All manoeuvres are possible, just, singlehanded, only they take far longer and are very much less efficient than if they were fully crewed. So which manoeuvre takes longest? “Gybing and a big breeze tack are about the same. In big breeze we have to do this falling-over tacking method because the boat just won’t tack normally. To put the boat hove to – you force it into a tack with the jib backed and the keel on the windward side and with the runners on. Once you have it laid down on its side then you have time to sort everything out [sails, runners, canting keels, etc]. It is such an unkind thing to do to the boat and not pretty at all, but it really is a super strong boat.”


Sponsorship has enabled Pip to fit some gear to make Medallia more reliable and a little easier to sail. She has been able to install a coffee grinder and upgraded the autopilot, and acquired hydrogenerators, new batteries and a new lighter suit of sails.
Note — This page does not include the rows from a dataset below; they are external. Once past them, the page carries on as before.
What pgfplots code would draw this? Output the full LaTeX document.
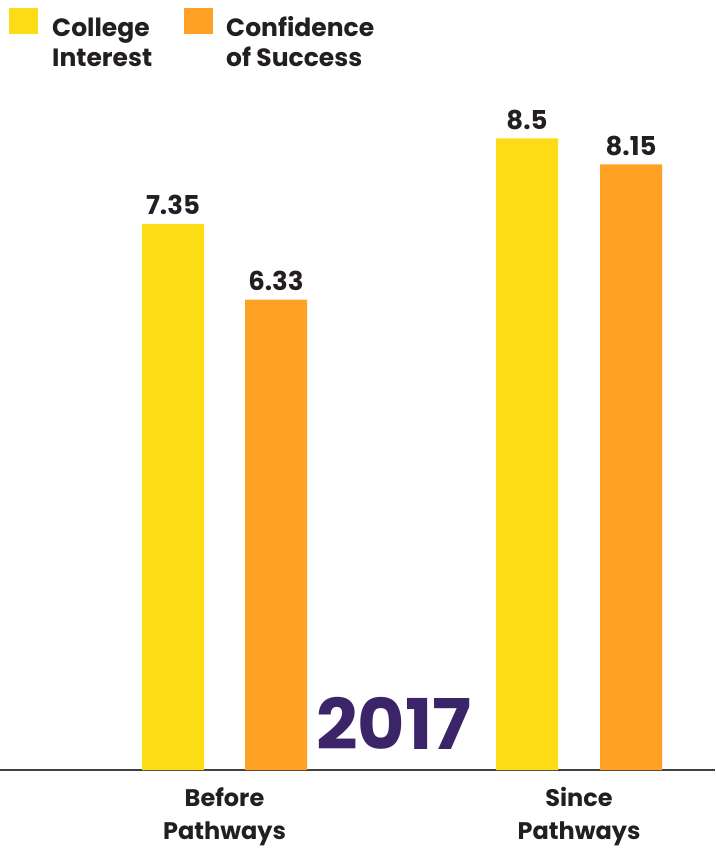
\documentclass[border=0pt]{standalone}
\usepackage{pgfplots}
\pgfplotsset{compat=1.18}
\usepackage{fontspec}
\setmainfont{Poppins}
\definecolor{cyel}{HTML}{FDDC15}
\definecolor{corg}{HTML}{FFA125}
\definecolor{ctxt}{HTML}{231F20}
\definecolor{cpur}{HTML}{3B2468}
\begin{document}
\begin{tikzpicture}[x=1pt,y=1pt]
\path[use as bounding box] (0,-78) rectangle (715,770);
\begin{axis}[
  scale only axis, width=715pt, height=770pt,
  anchor=south west, at={(0,0)},
  xmin=0, xmax=715, ymin=0, ymax=10.363,
  axis x line=bottom, axis y line=none,
  x axis line style={-, draw=ctxt!85, line width=2pt},
  xtick={224.5,579},
  xticklabels={{Before\\Pathways},{Since\\Pathways}},
  major tick length=0pt,
  xticklabel style={align=center, font=\fontsize{24}{33}\selectfont\bfseries, text=ctxt, anchor=base, yshift=-69pt},
  ytick=\empty,
  clip=false,
  point meta=explicit symbolic,
  nodes near coords,
  every node near coord/.append style={anchor=base, yshift=9pt, font=\fontsize{26}{30}\selectfont\bfseries, text=ctxt},
]
\addplot[ybar, bar width=62pt, bar shift=0pt, fill=cyel, draw=none]
  coordinates {(173,7.35) [7.35] (527,8.5) [8.5]};
\addplot[ybar, bar width=62pt, bar shift=0pt, fill=corg, draw=none]
  coordinates {(276,6.33) [6.33] (631,8.15) [8.15]};
\end{axis}
% legend
\fill[cyel] (9,762) rectangle (38,736);
\fill[corg] (184,762) rectangle (213,736);
\begin{scope}[every node/.style={anchor=base west, inner sep=0pt, text=ctxt, font=\fontsize{25}{30}\selectfont\bfseries}]
\node at (52,733) {College};
\node at (52,703) {Interest};
\node at (226,733) {Confidence};
\node at (226,703) {of Success};
\end{scope}
\node[anchor=base, inner sep=0pt, text=cpur, font=\fontsize{70}{80}\selectfont\bfseries] at (394,20) {\scalebox{1.04}[1]{2017}};
\end{tikzpicture}
\end{document}
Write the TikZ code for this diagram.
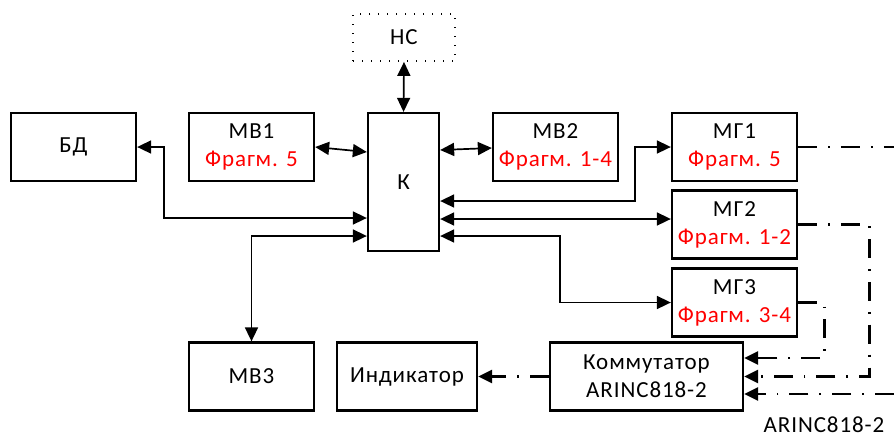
\documentclass[tikz,border=0pt]{standalone}
\usepackage{fontspec}
\setmainfont{Carlito}[LetterSpace=4]
\usetikzlibrary{positioning,arrows.meta,calc}

\begin{document}
\begin{tikzpicture}[
    x=0.5pt, y=-0.5pt,
    font=\fontsize{11.5}{14}\selectfont, >={Triangle[length=7pt,width=6.5pt]},
    unit/.style    ={draw, line width=1.15pt, minimum height=34pt, minimum width=62.5pt, align=center, inner sep=1pt},
    netbox/.style  ={draw, line width=0.9pt, dash pattern=on 0.7pt off 3.8pt, minimum height=23.5pt, minimum width=51pt},
    link/.style    ={<->, line width=0.85pt},
    video/.style   ={line width=1.35pt, dash pattern=on 9.5pt off 5.5pt on 0.9pt off 5.5pt}
]
\useasboundingbox (0,0) rectangle (894,436);

% --- Upper row ---
\node[netbox] (ns) at (404, 37.5) {НС};
\node[unit] (bd)  at (73.5, 147) {БД};
\node[unit] (mv1) at (251.5,147) {МВ1\\\textcolor{red}{Фрагм. 5}};
\node[unit, minimum width=35.5pt, minimum height=69pt] (k) at (403.5,182) {К};
\node[unit] (mv2) at (555.5,147) {МВ2\\\textcolor{red}{Фрагм. 1-4}};

% --- Video modules ---
\node[unit] (mg1) at (734.5,147)   {МГ1\\\textcolor{red}{Фрагм. 5}};
\node[unit] (mg2) at (734.5,224.5) {МГ2\\\textcolor{red}{Фрагм. 1-2}};
\node[unit] (mg3) at (734.5,302.5) {МГ3\\\textcolor{red}{Фрагм. 3-4}};

% --- Lower row ---
\node[unit] (mv3) at (251.5,376.5) {МВ3};
\node[unit, minimum width=70pt] (ind) at (407,376.5) {Индикатор};
\node[unit, minimum width=96.5pt] (kom) at (646.5,376.5) {Коммутатор\\ARINC818-2};
\node (arinc) at (824,425) {ARINC818-2};

% --- Off-picture ends of the ARINC818-2 lines ---
\coordinate (out1) at (894,147);
\coordinate (in3)  at (894,394);

% --- Links to K ---
\draw[link] (ns.south) -- (k.north);
\draw[link] (mv1.east) -- ($(k.west)+(0,-30)$);
\draw[link] ($(k.east)+(0,-32)$) -- ($(mv2.west)+(0,1)$);
\draw[link] ($(k.west)+(0,36)$) -| ($(bd.east)+(27,0)$) -- (bd.east);
\draw[link] ($(k.west)+(0,54)$) -| (mv3.north);
\draw[link] ($(k.east)+(0,19)$) -| ($(mg1.west)+(-36,0)$) -- (mg1.west);
\draw[link] ($(k.east)+(0,37)$) -- ($(mg2.west)+(0,-5.5)$);
\draw[link] ($(k.east)+(0,54)$) -| ($(mg3.west)+(-111,0)$) -- (mg3.west);

% --- ARINC818-2 video lines ---
\draw[video] (mg1.east) -- (out1);
\draw[video, ->] (mg2.east) -| ($(kom.east)+(125,0)$) -- (kom.east);
\draw[video, ->] (mg3.east) -| ($(kom.east)+(80,-18.5)$) -- ($(kom.east)+(0,-18.5)$);
\draw[video, ->] (in3) -- ($(kom.east)+(0,17.5)$);
\draw[video, ->] (kom.west) -- (ind.east);

\end{tikzpicture}
\end{document}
While there are certainly shinier IMOCAs on the famous, but this week near empty dock in Les Sables d’Olonne’s Port Olona, despite her difficulties, Pip remains like the cat that got the cream, happy with her lot. “I am not envious of what anyone else has got. This is what I have got. It is a ‘very special’ boat, but I am really happy and I will make the most of it.”


The only sadness is that all of the many, many people and companies that have helped her, not just for the Vendée Globe, but her previous campaigns too, have been deprived of visiting Les Sables d’Olonne to see her off in person. “The people who have helped me are so much part of this. I am so sorry that they are not going to be there.”